■ PROVIDED MATERIAL ■
════════════════════

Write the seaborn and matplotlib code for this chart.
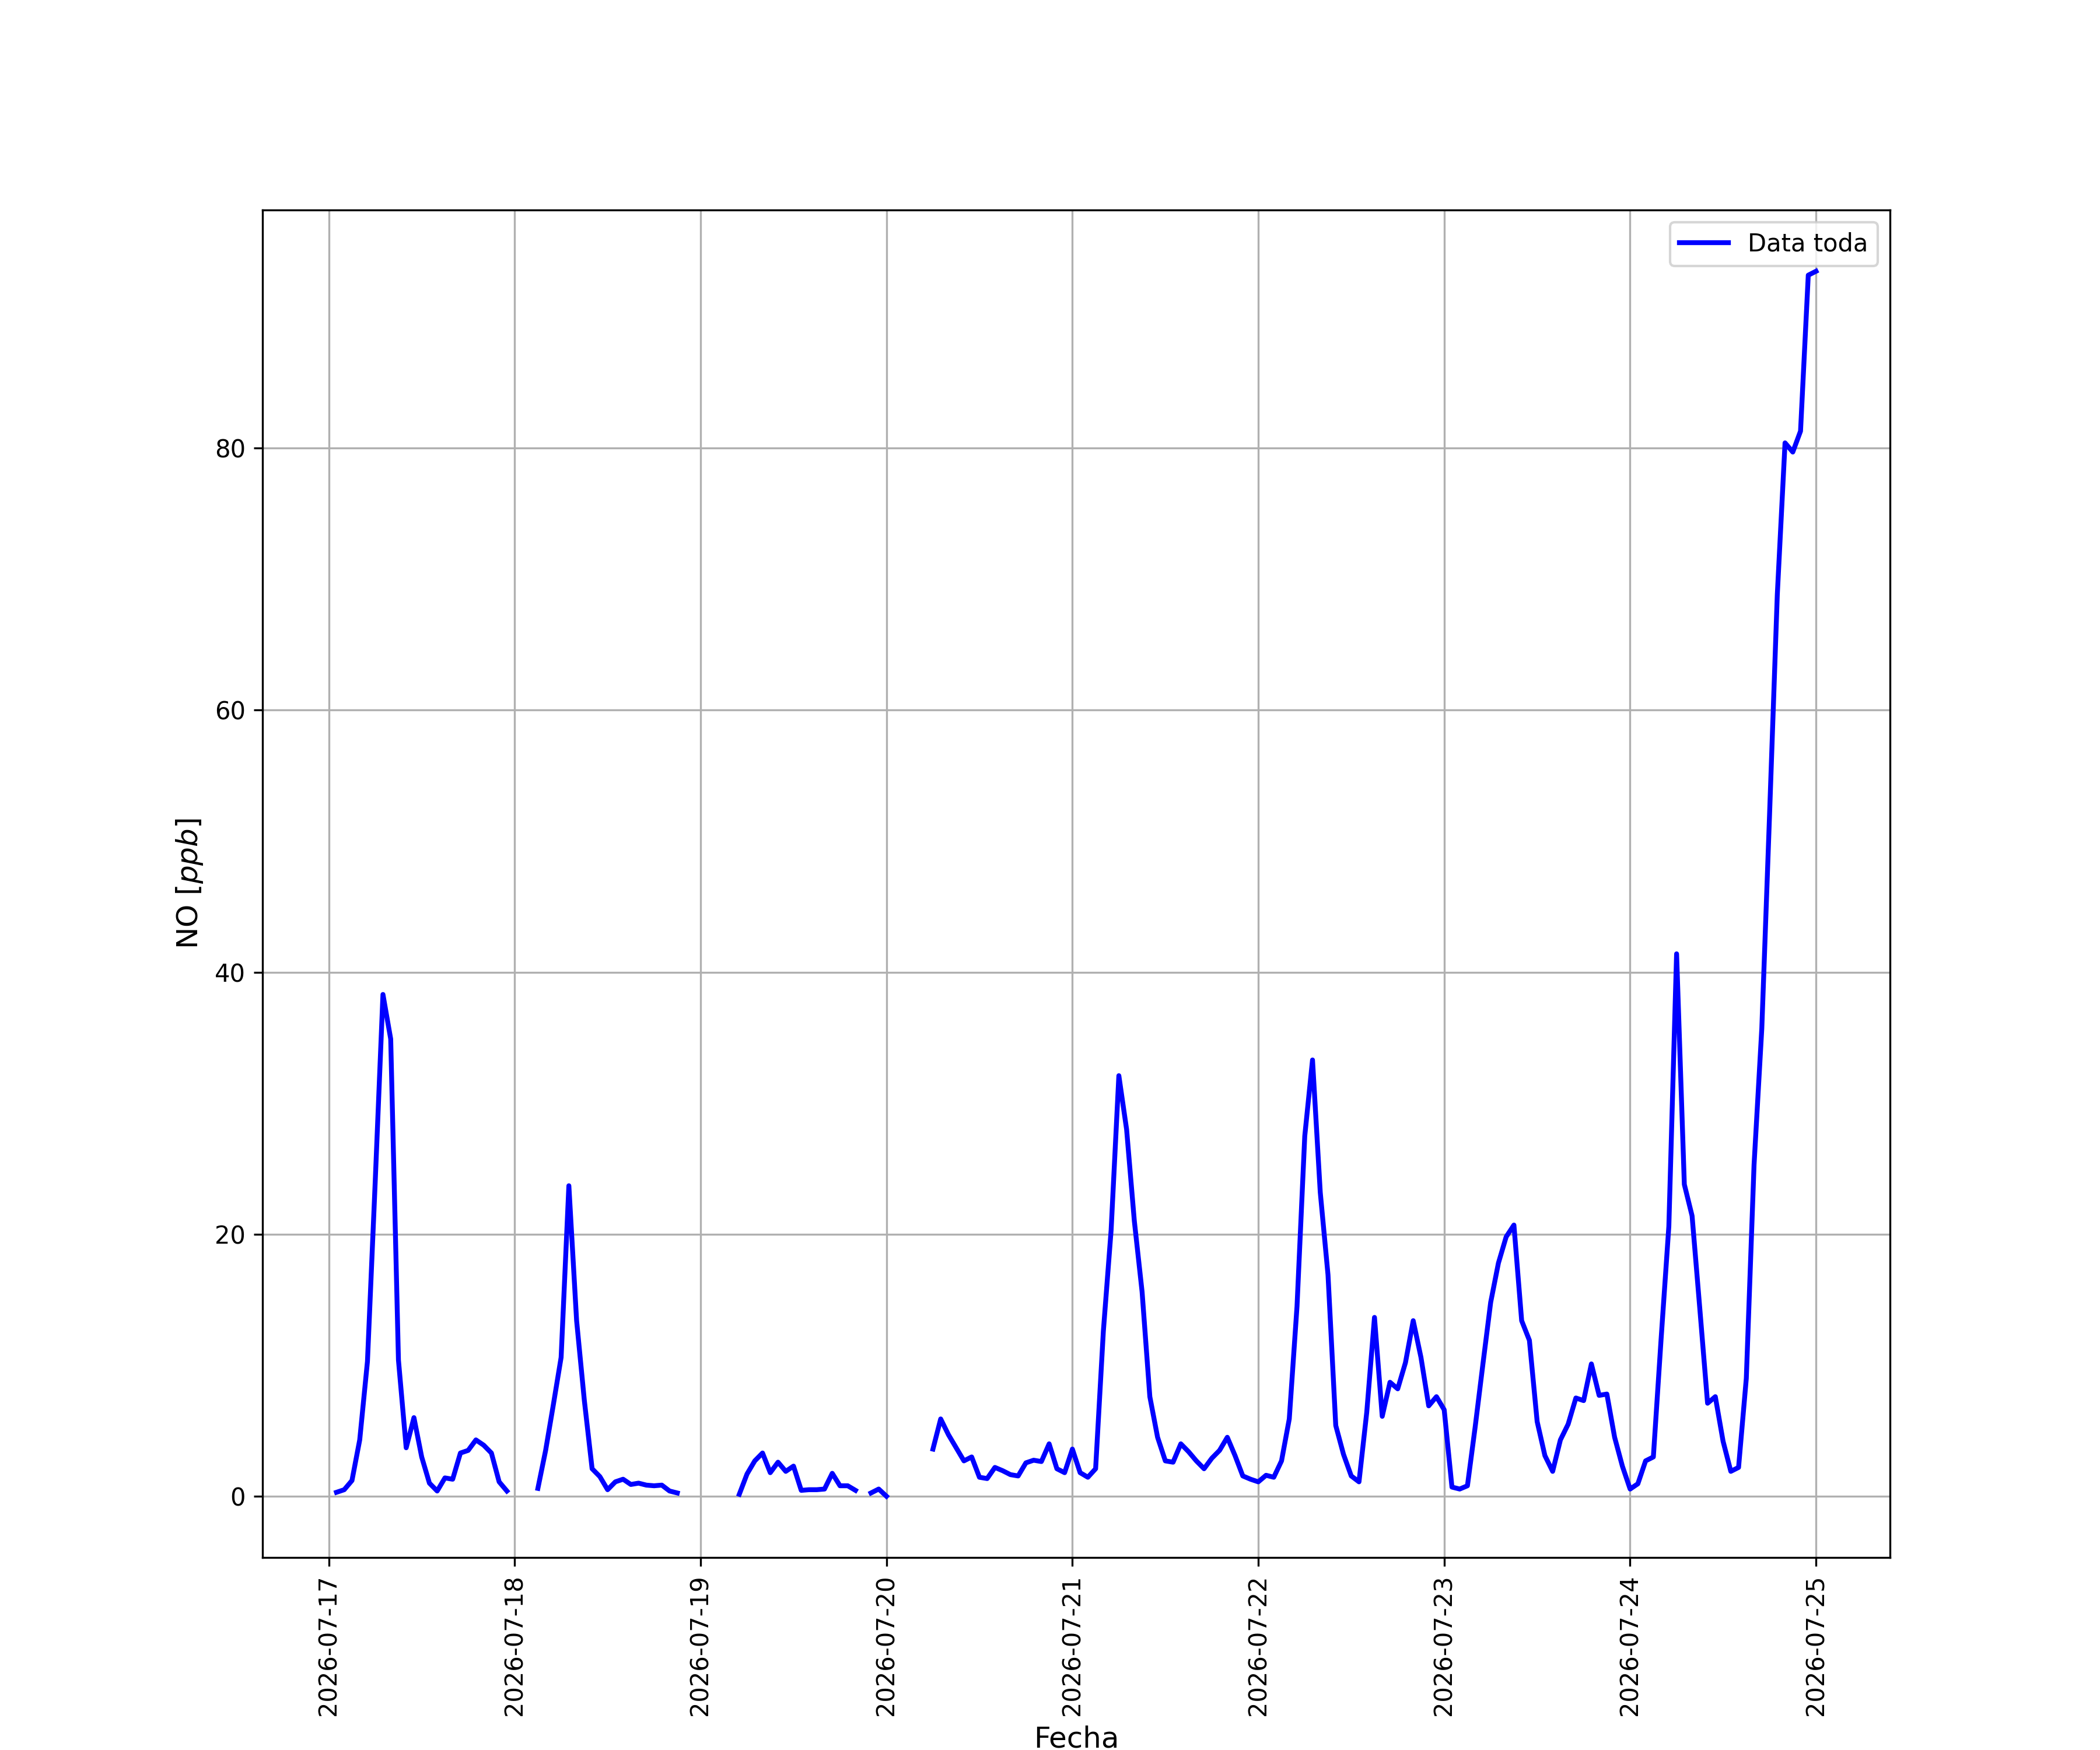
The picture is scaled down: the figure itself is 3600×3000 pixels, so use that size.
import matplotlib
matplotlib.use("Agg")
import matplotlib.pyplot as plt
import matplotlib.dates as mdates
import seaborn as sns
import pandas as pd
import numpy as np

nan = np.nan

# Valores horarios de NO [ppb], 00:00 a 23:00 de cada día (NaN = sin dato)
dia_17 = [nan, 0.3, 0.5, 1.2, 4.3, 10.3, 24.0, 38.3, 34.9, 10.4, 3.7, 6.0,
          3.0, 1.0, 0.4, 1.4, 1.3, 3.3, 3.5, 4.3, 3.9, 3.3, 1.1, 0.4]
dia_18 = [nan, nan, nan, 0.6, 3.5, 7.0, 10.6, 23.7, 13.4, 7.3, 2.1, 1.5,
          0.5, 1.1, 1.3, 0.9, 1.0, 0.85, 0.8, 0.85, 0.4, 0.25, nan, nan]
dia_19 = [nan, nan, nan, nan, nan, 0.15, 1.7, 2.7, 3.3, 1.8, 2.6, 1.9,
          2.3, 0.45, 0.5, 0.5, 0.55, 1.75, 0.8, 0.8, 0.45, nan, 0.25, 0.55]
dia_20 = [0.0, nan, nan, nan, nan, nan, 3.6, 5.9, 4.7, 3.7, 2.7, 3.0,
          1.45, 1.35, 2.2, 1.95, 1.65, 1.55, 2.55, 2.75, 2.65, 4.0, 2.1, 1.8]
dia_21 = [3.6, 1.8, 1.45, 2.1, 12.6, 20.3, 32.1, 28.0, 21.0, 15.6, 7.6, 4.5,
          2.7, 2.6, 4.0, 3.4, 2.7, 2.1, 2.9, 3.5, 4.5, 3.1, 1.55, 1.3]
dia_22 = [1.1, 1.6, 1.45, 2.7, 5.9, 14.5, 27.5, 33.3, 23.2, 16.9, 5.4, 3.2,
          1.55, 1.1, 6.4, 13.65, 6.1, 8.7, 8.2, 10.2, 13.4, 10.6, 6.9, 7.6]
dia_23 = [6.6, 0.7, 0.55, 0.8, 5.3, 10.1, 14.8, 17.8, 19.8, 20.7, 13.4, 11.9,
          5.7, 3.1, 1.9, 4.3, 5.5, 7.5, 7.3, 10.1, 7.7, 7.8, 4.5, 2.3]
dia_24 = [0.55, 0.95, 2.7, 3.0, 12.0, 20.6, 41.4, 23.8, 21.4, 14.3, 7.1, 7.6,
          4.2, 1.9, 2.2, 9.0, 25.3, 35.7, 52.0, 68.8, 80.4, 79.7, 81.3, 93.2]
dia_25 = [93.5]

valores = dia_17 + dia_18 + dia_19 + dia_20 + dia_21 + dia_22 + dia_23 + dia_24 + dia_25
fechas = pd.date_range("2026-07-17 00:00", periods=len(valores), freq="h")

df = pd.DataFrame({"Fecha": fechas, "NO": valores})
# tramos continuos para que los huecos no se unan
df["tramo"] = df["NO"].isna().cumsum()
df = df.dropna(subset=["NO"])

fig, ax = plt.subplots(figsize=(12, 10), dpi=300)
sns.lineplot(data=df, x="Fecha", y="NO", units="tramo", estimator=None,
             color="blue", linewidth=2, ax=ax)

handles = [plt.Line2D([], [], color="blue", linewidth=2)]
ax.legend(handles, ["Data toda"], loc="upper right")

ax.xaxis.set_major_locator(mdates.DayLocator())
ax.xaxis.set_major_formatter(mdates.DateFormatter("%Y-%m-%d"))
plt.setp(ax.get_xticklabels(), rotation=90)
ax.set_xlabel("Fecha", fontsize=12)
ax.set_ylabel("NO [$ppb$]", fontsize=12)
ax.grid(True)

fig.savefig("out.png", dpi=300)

════════════════════

■ STATED EXERCISE ■
Repeat the listing above from its first line through the line that contains "nan = np.nan", both included, and nothing more. Drop the pictures.

■ ANSWER TO THE PROBLEM ■
Write the seaborn and matplotlib code for this chart.
The picture is scaled down: the figure itself is 3600×3000 pixels, so use that size.
import matplotlib
matplotlib.use("Agg")
import matplotlib.pyplot as plt
import matplotlib.dates as mdates
import seaborn as sns
import pandas as pd
import numpy as np

nan = np.nan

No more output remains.